◆ **WHAT THIS TASK INVOLVES**
Pictures stay out of the copy; restate everything else in the material exactly.

◆ **STORED DATA**
______________________________

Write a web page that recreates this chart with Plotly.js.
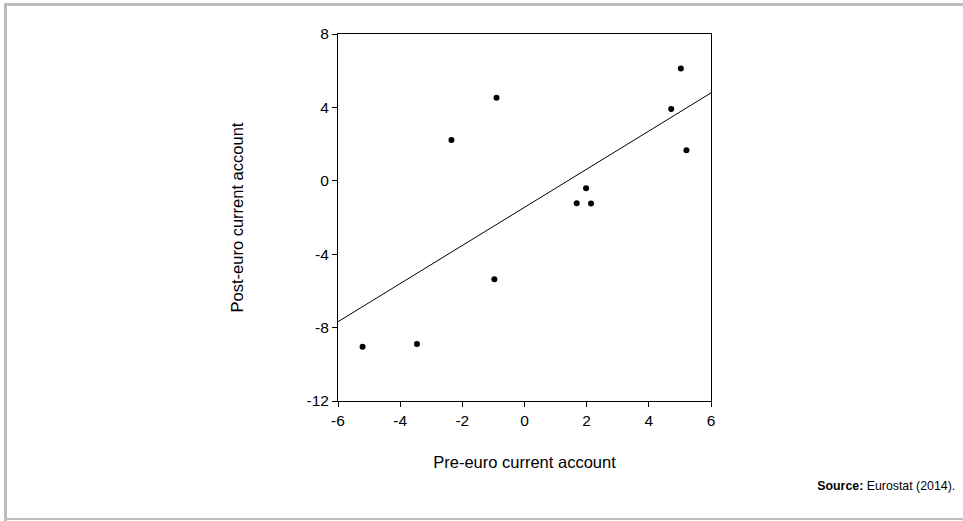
<!DOCTYPE html>
<html>
<head>
<meta charset="utf-8">
<script src="https://cdn.plot.ly/plotly-3.0.1.min.js"></script>
<style>
  html, body { margin: 0; padding: 0; background: #fff; }
  #wrap { position: relative; width: 963px; height: 521px; overflow: hidden; }
  #chart { position: absolute; left: 0; top: 0; width: 963px; height: 521px; }
  .frame { position: absolute; background: #bdbdbd; }
  #source { position: absolute; right: 8px; top: 478px; font-family: "Liberation Sans Narrow", "Arial Narrow", "Liberation Sans", Arial, sans-serif; font-size: 13px; color: #000; transform: scaleX(0.95); transform-origin: right center; }
</style>
</head>
<body>
<div id="wrap">
  <div id="chart"></div>
  <div class="frame" style="left:4px; top:3px; width:3px; height:518px;"></div>
  <div class="frame" style="left:4px; top:3px; width:959px; height:3px;"></div>
  <div class="frame" style="left:4px; top:518px; width:959px; height:2px;"></div>
  <div id="source"><b>Source:</b> Eurostat (2014).</div>
</div>
<script>
// Pre-euro vs post-euro current account (% of GDP)
const preEuro  = [-2.35, -0.90, 5.03, 4.72, 5.21, 1.98, 1.68, 2.14, -0.97, -5.21, -3.46];
const postEuro = [ 2.23,  4.52, 6.12, 3.91, 1.67, -0.40, -1.22, -1.24, -5.37, -9.04, -8.90];
const xTicks = [-6, -4, -2, 0, 2, 4, 6];
const yTicks = [-12, -8, -4, 0, 4, 8];
const xRange = [-6, 6];
const yRange = [-12, 8];

// OLS fit line computed from the data
const n = preEuro.length;
const mx = preEuro.reduce((a, b) => a + b, 0) / n;
const my = postEuro.reduce((a, b) => a + b, 0) / n;
let sxy = 0, sxx = 0;
for (let i = 0; i < n; i++) { sxy += (preEuro[i] - mx) * (postEuro[i] - my); sxx += (preEuro[i] - mx) ** 2; }
const slope = sxy / sxx;
const intercept = my - slope * mx;
const fitX = xRange.slice();
const fitY = fitX.map(x => intercept + slope * x);

const fam = "Liberation Sans, Arial, sans-serif";
const tickFont = { family: fam, size: 15.5, color: "#000" };
const titleFont = { family: fam, size: 16.5, color: "#000" };

const data = [
  { x: fitX, y: fitY, mode: "lines", line: { color: "#000", width: 1 }, hoverinfo: "skip", showlegend: false },
  { x: preEuro, y: postEuro, mode: "markers", marker: { color: "#000", size: 6 }, showlegend: false }
];

const layout = {
  width: 963, height: 521,
  margin: { l: 338, r: 252, t: 34, b: 120 },
  paper_bgcolor: "#fff", plot_bgcolor: "#fff",
  font: tickFont,
  showlegend: false,
  xaxis: {
    range: xRange, tickvals: xTicks, ticktext: xTicks.map(String),
    showgrid: false, zeroline: false,
    showline: true, mirror: true, linecolor: "#000", linewidth: 1,
    ticks: "outside", ticklen: 5, tickcolor: "#000",
    tickfont: tickFont,
    title: { text: "Pre-euro current account", font: titleFont, standoff: 28 },
    automargin: false
  },
  yaxis: {
    range: yRange, tickvals: yTicks, ticktext: yTicks.map(String),
    showgrid: false, zeroline: false,
    showline: true, mirror: true, linecolor: "#000", linewidth: 1,
    ticks: "outside", ticklen: 5, tickcolor: "#000",
    tickfont: tickFont,
    title: { text: "Post-euro current account", font: titleFont, standoff: 58 },
    automargin: false
  }
};

Plotly.newPlot("chart", data, layout, { displayModeBar: false, staticPlot: true });
</script>
</body>
</html>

______________________________

◆ **RESULT FOR THIS TASK**
Write a web page that recreates this chart with Plotly.js.
<!DOCTYPE html>
<html>
<head>
<meta charset="utf-8">
<script src="https://cdn.plot.ly/plotly-3.0.1.min.js"></script>
<style>
  html, body { margin: 0; padding: 0; background: #fff; }
  #wrap { position: relative; width: 963px; height: 521px; overflow: hidden; }
  #chart { position: absolute; left: 0; top: 0; width: 963px; height: 521px; }
  .frame { position: absolute; background: #bdbdbd; }
  #source { position: absolute; right: 8px; top: 478px; font-family: "Liberation Sans Narrow", "Arial Narrow", "Liberation Sans", Arial, sans-serif; font-size: 13px; color: #000; transform: scaleX(0.95); transform-origin: right center; }
</style>
</head>
<body>
<div id="wrap">
  <div id="chart"></div>
  <div class="frame" style="left:4px; top:3px; width:3px; height:518px;"></div>
  <div class="frame" style="left:4px; top:3px; width:959px; height:3px;"></div>
  <div class="frame" style="left:4px; top:518px; width:959px; height:2px;"></div>
  <div id="source"><b>Source:</b> Eurostat (2014).</div>
</div>
<script>
// Pre-euro vs post-euro current account (% of GDP)
const preEuro  = [-2.35, -0.90, 5.03, 4.72, 5.21, 1.98, 1.68, 2.14, -0.97, -5.21, -3.46];
const postEuro = [ 2.23,  4.52, 6.12, 3.91, 1.67, -0.40, -1.22, -1.24, -5.37, -9.04, -8.90];
const xTicks = [-6, -4, -2, 0, 2, 4, 6];
const yTicks = [-12, -8, -4, 0, 4, 8];
const xRange = [-6, 6];
const yRange = [-12, 8];

// OLS fit line computed from the data
const n = preEuro.length;
const mx = preEuro.reduce((a, b) => a + b, 0) / n;
const my = postEuro.reduce((a, b) => a + b, 0) / n;
let sxy = 0, sxx = 0;
for (let i = 0; i < n; i++) { sxy += (preEuro[i] - mx) * (postEuro[i] - my); sxx += (preEuro[i] - mx) ** 2; }
const slope = sxy / sxx;
const intercept = my - slope * mx;
const fitX = xRange.slice();
const fitY = fitX.map(x => intercept + slope * x);

const fam = "Liberation Sans, Arial, sans-serif";
const tickFont = { family: fam, size: 15.5, color: "#000" };
const titleFont = { family: fam, size: 16.5, color: "#000" };

const data = [
  { x: fitX, y: fitY, mode: "lines", line: { color: "#000", width: 1 }, hoverinfo: "skip", showlegend: false },
  { x: preEuro, y: postEuro, mode: "markers", marker: { color: "#000", size: 6 }, showlegend: false }
];

const layout = {
  width: 963, height: 521,
  margin: { l: 338, r: 252, t: 34, b: 120 },
  paper_bgcolor: "#fff", plot_bgcolor: "#fff",
  font: tickFont,
  showlegend: false,
  xaxis: {
    range: xRange, tickvals: xTicks, ticktext: xTicks.map(String),
    showgrid: false, zeroline: false,
    showline: true, mirror: true, linecolor: "#000", linewidth: 1,
    ticks: "outside", ticklen: 5, tickcolor: "#000",
    tickfont: tickFont,
    title: { text: "Pre-euro current account", font: titleFont, standoff: 28 },
    automargin: false
  },
  yaxis: {
    range: yRange, tickvals: yTicks, ticktext: yTicks.map(String),
    showgrid: false, zeroline: false,
    showline: true, mirror: true, linecolor: "#000", linewidth: 1,
    ticks: "outside", ticklen: 5, tickcolor: "#000",
    tickfont: tickFont,
    title: { text: "Post-euro current account", font: titleFont, standoff: 58 },
    automargin: false
  }
};

Plotly.newPlot("chart", data, layout, { displayModeBar: false, staticPlot: true });
</script>
</body>
</html>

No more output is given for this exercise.